A piece of gorgonzola
A piece of gorgonzola

He’s not done. Not by a long shot: “Cheese! / All I dream about is cheese! / I can do without tobacco, rum, and–“ [Here I must interrupt, because I cannot for the life of me understand what the actor is saying, though I know he says something that rhymes with “-ills” because the next three lines are:] “Life for me has lost its thrills / There’s a hole that nothing fills / Oh, what I need to cure my ills is / Cheese! / Oh, I wish it grew on trees! / If my heart would stand it / I would take a header / To an ocean full of cheddar” [No, that’s not my favorite rhyme; here it comes:] “I’d do a crime and croak for it / For a tiny piece of Roquefort” [See what I mean?] “Oh, to feel the pressure / Of a precious piece of Cheshire / Cheese! / Oh, Mr. Hawkins, please! / Begging on my knees–“ [a word which he pronounces with the “k,” so it comes out, “ka-nees”], “Ain’t you got a piece of cheese? / Even a pound would probably bring me ’round / Cheese! / How I really love cheese!”

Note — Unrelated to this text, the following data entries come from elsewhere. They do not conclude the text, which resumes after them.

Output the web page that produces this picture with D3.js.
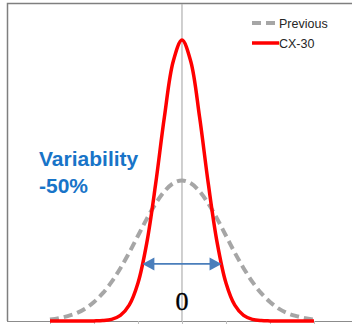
<!DOCTYPE html>
<html>
<head>
<meta charset="utf-8">
<script src="https://cdn.jsdelivr.net/npm/d3@7"></script>
<style>
  body { margin: 0; background: #fff; }
  svg { display: block; }
</style>
</head>
<body>
<svg width="352" height="324"></svg>
<script>
// x positions (in sigma units of the previous process)
var xs = [-3, -2.8, -2.6, -2.4, -2.2, -2, -1.8, -1.6, -1.4, -1.2, -1, -0.8, -0.6, -0.4, -0.2,
  0, 0.2, 0.4, 0.6, 0.8, 1, 1.2, 1.4, 1.6, 1.8, 2, 2.2, 2.4, 2.6, 2.8, 3];

var previous = [0.004, 0.008, 0.014, 0.022, 0.035, 0.054, 0.079, 0.111, 0.150, 0.194, 0.242, 0.290, 0.333, 0.368, 0.391,
  0.399, 0.391, 0.368, 0.333, 0.290, 0.242, 0.194, 0.150, 0.111, 0.079, 0.054, 0.035, 0.022, 0.014, 0.008, 0.004];

var cx30 = [0, 0, 0, 0, 0, 0.0003, 0.0012, 0.0048, 0.016, 0.045, 0.108, 0.222, 0.388, 0.579, 0.737,
  0.798, 0.737, 0.579, 0.388, 0.222, 0.108, 0.045, 0.016, 0.0048, 0.0012, 0.0003, 0, 0, 0, 0, 0];

var tickValues = [-3, -2, -1, 0, 1, 2, 3];
var seriesNames = ["Previous", "CX-30"];
var arrowSpan = [-0.9, 0.9];
var arrowLevel = 0.162;
var noteLines = ["Variability", "-50%"];
var centerLabel = "0";

var svg = d3.select("svg"),
  width = +svg.attr("width"),
  height = +svg.attr("height");

var x = d3.scaleLinear().domain([-3.977, 3.864]).range([7, 352]);
var y = d3.scaleLinear().domain([0, 0.903]).range([321, 3]);

// frame (left + top)
svg.append("path")
  .attr("d", "M7.5,321V3.5H352")
  .attr("fill", "none")
  .attr("stroke", "#7f7f7f")
  .attr("stroke-width", 1.5);

// bottom axis
var xAxis = d3.axisBottom(x)
  .tickValues(tickValues)
  .tickSize(4)
  .tickFormat("");
var ax = svg.append("g")
  .attr("transform", "translate(0," + 321 + ")")
  .call(xAxis);
ax.select(".domain").attr("stroke", "#8c8c8c").attr("d", "M7,0.5H352");
ax.selectAll(".tick line").attr("stroke", "#bfbfbf");

// center line
svg.append("line")
  .attr("x1", x(0)).attr("x2", x(0))
  .attr("y1", 4).attr("y2", 321)
  .attr("stroke", "#b0b0b0")
  .attr("stroke-width", 1.2);

var line = d3.line()
  .x(function (d, i) { return x(xs[i]); })
  .y(function (d) { return y(d); })
  .curve(d3.curveCatmullRom.alpha(0.5));

svg.append("path")
  .datum(previous)
  .attr("d", line)
  .attr("fill", "none")
  .attr("stroke", "#a6a6a6")
  .attr("stroke-width", 4)
  .attr("stroke-dasharray", "9,5");

svg.append("path")
  .datum(cx30)
  .attr("d", line)
  .attr("fill", "none")
  .attr("stroke", "#ff0000")
  .attr("stroke-width", 3.5);

// double arrow
var arrowColor = "#4a7ebb";
var ay = y(arrowLevel);
var ax1 = x(arrowSpan[0]), ax2 = x(arrowSpan[1]);
svg.append("line")
  .attr("x1", ax1 + 10).attr("x2", ax2 - 10)
  .attr("y1", ay).attr("y2", ay)
  .attr("stroke", arrowColor)
  .attr("stroke-width", 1.8);
svg.append("path")
  .attr("d", "M" + ax1 + "," + ay + "l12,-6.5v13z")
  .attr("fill", arrowColor);
svg.append("path")
  .attr("d", "M" + ax2 + "," + ay + "l-12,-6.5v13z")
  .attr("fill", arrowColor);

// center label
svg.append("text")
  .attr("x", x(0))
  .attr("y", 310)
  .attr("text-anchor", "middle")
  .attr("font-family", "'Liberation Serif', 'DejaVu Serif', serif")
  .attr("font-size", 26)
  .attr("stroke", "#000")
  .attr("stroke-width", 0.4)
  .attr("fill", "#000")
  .text(centerLabel);

// note text
svg.append("g").selectAll("text")
  .data(noteLines)
  .enter().append("text")
  .attr("x", 39)
  .attr("y", function (d, i) { return 166 + i * 27; })
  .attr("font-family", "'Liberation Sans', Arial, sans-serif")
  .attr("font-weight", "bold")
  .attr("font-size", 21)
  .attr("fill", "#1874c8")
  .text(function (d) { return d; });

// legend
var legend = svg.append("g").attr("transform", "translate(252,23)");
var items = legend.selectAll("g")
  .data(seriesNames)
  .enter().append("g")
  .attr("transform", function (d, i) { return "translate(0," + i * 20 + ")"; });
items.append("line")
  .attr("x1", 0).attr("x2", 27)
  .attr("stroke", function (d, i) { return i === 0 ? "#a6a6a6" : "#ff0000"; })
  .attr("stroke-width", function (d, i) { return i === 0 ? 4 : 3.5; })
  .attr("stroke-dasharray", function (d, i) { return i === 0 ? "9,5" : null; });
items.append("text")
  .attr("x", 27)
  .attr("y", 4.5)
  .attr("font-family", "'Liberation Sans', Arial, sans-serif")
  .attr("font-size", 12.5)
  .attr("fill", "#262626")
  .text(function (d) { return d; });
</script>
</body>
</html>
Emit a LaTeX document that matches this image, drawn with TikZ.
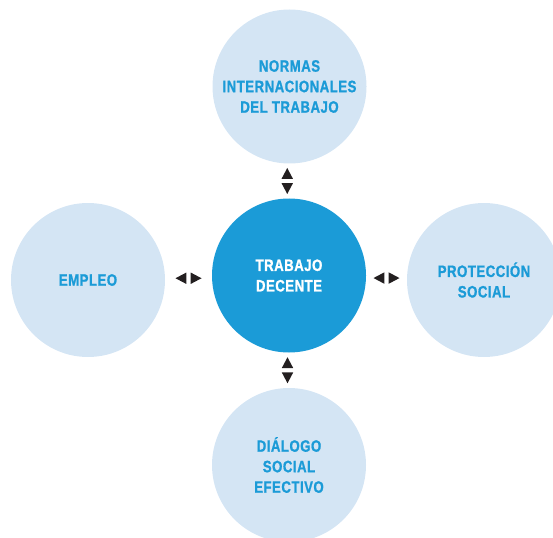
\documentclass[tikz,border=0pt]{standalone}
\usepackage{fontspec}
\newfontfamily\condfont[FakeStretch=0.8,LetterSpace=3,FakeBold=1]{Liberation Sans}
\usetikzlibrary{calc}
\definecolor{hubblue}{HTML}{1B9BD7}
\definecolor{paleblue}{HTML}{D4E5F4}
\definecolor{tricol}{HTML}{231F20}
\begin{document}
\begin{tikzpicture}[x=1pt,y=-1pt,
  bubble/.style={circle,minimum size=154pt,inner sep=0pt,fill=paleblue,text=hubblue,align=center,
    font=\condfont\bfseries\fontsize{16.5}{20.5}\selectfont},
  hub/.style={bubble,fill=hubblue,text=white},
  tri/.style={fill=tricol}]
\useasboundingbox (0,0) rectangle (553,537);
\node[hub] (c) at (289,275.5) {TRABAJO\\DECENTE};
\node[bubble] (n) at (289.5,86.5) {NORMAS\\INTERNACIONALES\\DEL TRABAJO};
\node[bubble] (l) at (88,280) {EMPLEO};
\node[bubble] (r) at (484,280) {PROTECCIÓN\\SOCIAL};
\node[bubble] (s) at (289,465) {DIÁLOGO\\SOCIAL\\EFECTIVO};
% midpoints between circles
\coordinate (mt) at ($(n.south)!0.5!(c.north)+(-2,0)$);
\coordinate (mb) at ($(c.south)!0.5!(s.north)+(-1.5,0)$);
\coordinate (ml) at ($(l.east)!0.5!(c.west)+(0,0.5)$);
\coordinate (mr) at ($(c.east)!0.5!(r.west)+(0,0.3)$);
% vertical pairs
\foreach \m in {mt,mb}{
  \fill[tri] ($(\m)+(-5.7,-2.2)$) -- ($(\m)+(5.7,-2.2)$) -- ($(\m)+(0,-13)$) -- cycle;
  \fill[tri] ($(\m)+(-5.7,2.2)$) -- ($(\m)+(5.7,2.2)$) -- ($(\m)+(0,13)$) -- cycle;
}
% horizontal pairs
\foreach \m in {ml,mr}{
  \fill[tri] ($(\m)+(-2.2,-5.7)$) -- ($(\m)+(-2.2,5.7)$) -- ($(\m)+(-13,0)$) -- cycle;
  \fill[tri] ($(\m)+(2.2,-5.7)$) -- ($(\m)+(2.2,5.7)$) -- ($(\m)+(13,0)$) -- cycle;
}
\end{tikzpicture}
\end{document}
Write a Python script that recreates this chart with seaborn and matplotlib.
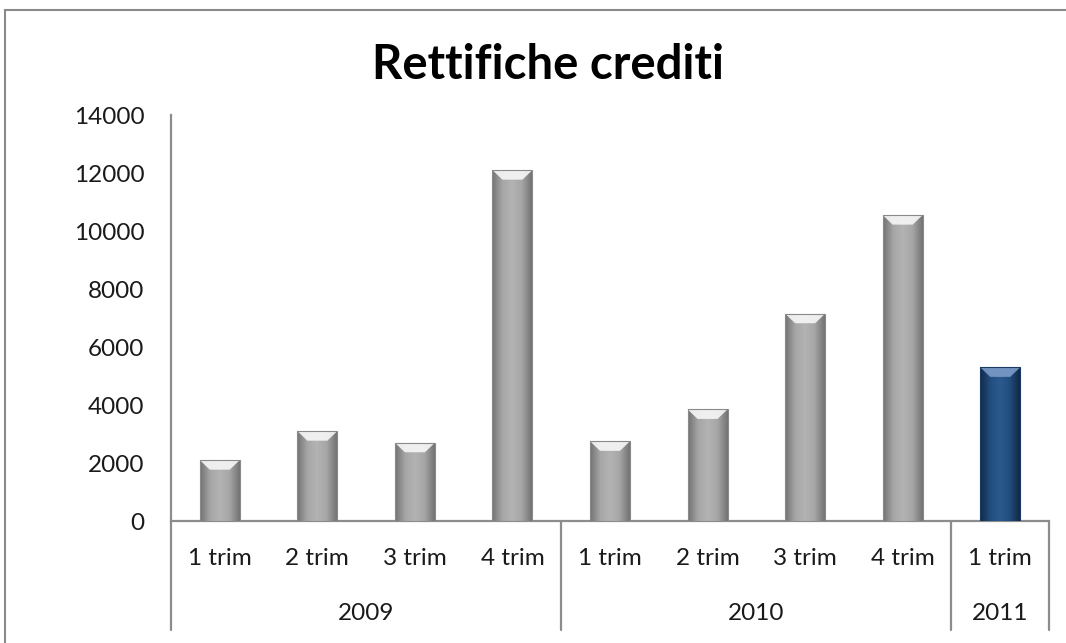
import numpy as np
import pandas as pd
import matplotlib
matplotlib.use("Agg")
import matplotlib.pyplot as plt
import seaborn as sns
from matplotlib.colors import LinearSegmentedColormap
from matplotlib.patches import Polygon, Rectangle
import matplotlib.transforms as mtransforms

# data
quarters = ["1 trim", "2 trim", "3 trim", "4 trim",
            "1 trim", "2 trim", "3 trim", "4 trim",
            "1 trim"]
years = ["2009", "2009", "2009", "2009",
         "2010", "2010", "2010", "2010",
         "2011"]
values = [2100, 3100, 2700, 12100, 2750, 3850, 7150, 10550, 5300]
year_labels = ["2009", "2010", "2011"]
yticks = [0, 2000, 4000, 6000, 8000, 10000, 12000, 14000]

df = pd.DataFrame({"pos": [str(i) for i in range(len(values))],
                   "trim": quarters, "anno": years, "valore": values})
palette = ["#A6A6A6"] * 8 + ["#1F497D"]

sns.set_theme(style="white")
plt.rcParams["font.family"] = ["Lato", "DejaVu Sans"]

fig = plt.figure(figsize=(10.66, 6.43), dpi=100)
ax = fig.add_axes([171 / 1066, 1 - 521 / 643, (1049 - 171) / 1066, (521 - 115) / 643])

sns.barplot(data=df, x="pos", y="valore", hue="pos", palette=palette,
            legend=False, width=0.41, ax=ax, saturation=1, edgecolor="none")

ax.set_ylim(0, 14000)
ax.set_xlim(-0.5, len(values) - 0.5)
ax.set_yticks(yticks)
ax.set_yticklabels([str(t) for t in yticks], fontsize=17.5, color="#1a1a1a")
ax.tick_params(axis="y", length=0, pad=19)
ax.set_xticks([])
ax.set_xlabel("")
ax.set_ylabel("")
for s in ["top", "right"]:
    ax.spines[s].set_visible(False)
for s in ["left", "bottom"]:
    ax.spines[s].set_color("#8c8c8c")
    ax.spines[s].set_linewidth(1.6)

# bevel look: horizontal gradient clipped to each bar plus a light top facet
gray_cmap = LinearSegmentedColormap.from_list("g", ["#737373", "#a6a6a6", "#b3b3b3", "#a6a6a6", "#737373"])
blue_cmap = LinearSegmentedColormap.from_list("b", ["#112a47", "#234d7f", "#2b5a8f", "#234d7f", "#112a47"])
grad = np.linspace(0, 1, 64).reshape(1, -1)
top_h = 330
for i, p in enumerate(ax.patches):
    x0, w, h = p.get_x(), p.get_width(), p.get_height()
    cmap = blue_cmap if i == len(values) - 1 else gray_cmap
    im = ax.imshow(grad, cmap=cmap, aspect="auto", extent=[x0, x0 + w, 0, h], zorder=3)
    im.set_clip_path(p)
    d = w * 0.25
    top_col = "#7c9bc8" if i == len(values) - 1 else "#f7f7f7"
    ax.add_patch(Polygon([[x0, h], [x0 + w, h], [x0 + w - d, h - top_h], [x0 + d, h - top_h]],
                         closed=True, facecolor=top_col, edgecolor="none", alpha=0.9, zorder=4))
    ax.add_patch(Rectangle((x0, 0), w, h, facecolor="none", edgecolor="#8a8a8a" if i < 8 else "#1a3a63",
                           linewidth=0.8, zorder=5))
ax.set_xlim(-0.5, len(values) - 0.5)
ax.set_ylim(0, 14000)

# two-level category axis
trans = mtransforms.blended_transform_factory(ax.transData, ax.transAxes)
for i, q in enumerate(quarters):
    ax.text(i, -0.093, q, transform=trans, ha="center", va="center", fontsize=17.5, color="#1a1a1a")
groups = {}
for i, y in enumerate(years):
    groups.setdefault(y, []).append(i)
for y in year_labels:
    idx = groups[y]
    ax.text((idx[0] + idx[-1]) / 2, -0.227, y, transform=trans, ha="center", va="center",
            fontsize=17.5, color="#1a1a1a")
bounds = [groups[y][0] - 0.5 for y in year_labels] + [len(values) - 0.5]
for b in bounds:
    ax.plot([b, b], [0, -0.268], transform=trans, color="#8c8c8c", lw=1.6, clip_on=False)

fig.suptitle("Rettifiche crediti", x=(368 + 727) / 2 / 1066, y=1 - 65 / 643, va="center",
             fontsize=34, fontweight="bold", color="black")

# chart area border
fig.patches.append(Rectangle((5 / 1066, -0.1), 1.2, 1.1 - 10 / 643, transform=fig.transFigure,
                             facecolor="none", edgecolor="#8a8a8a", linewidth=1.5))

fig.savefig("out.png", dpi=100)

Here, of course, the melody modulates to the next key and the goats provide an even louder back-up. I can’t prove it from the original cast album, but from the nature of the song, I’ll bet my life that the goats stood up on stage and joined him in a kick line as he sang: “Cheese! / My heart goes something queer / When I hear you mention gruyere / All of the world is built on / The discovery of Stilton / Cheese! / Mr. Hawkins, please! / Beggin’ on my ka-nees! / Ain’t you got a bit o’ cheese? / Even a rind would give me piece of mind! / I said cheese! / How I really love cheese!”

And that, dear friends, has to be the cheesiest song in the history of musical theater. Isn’t it gouda?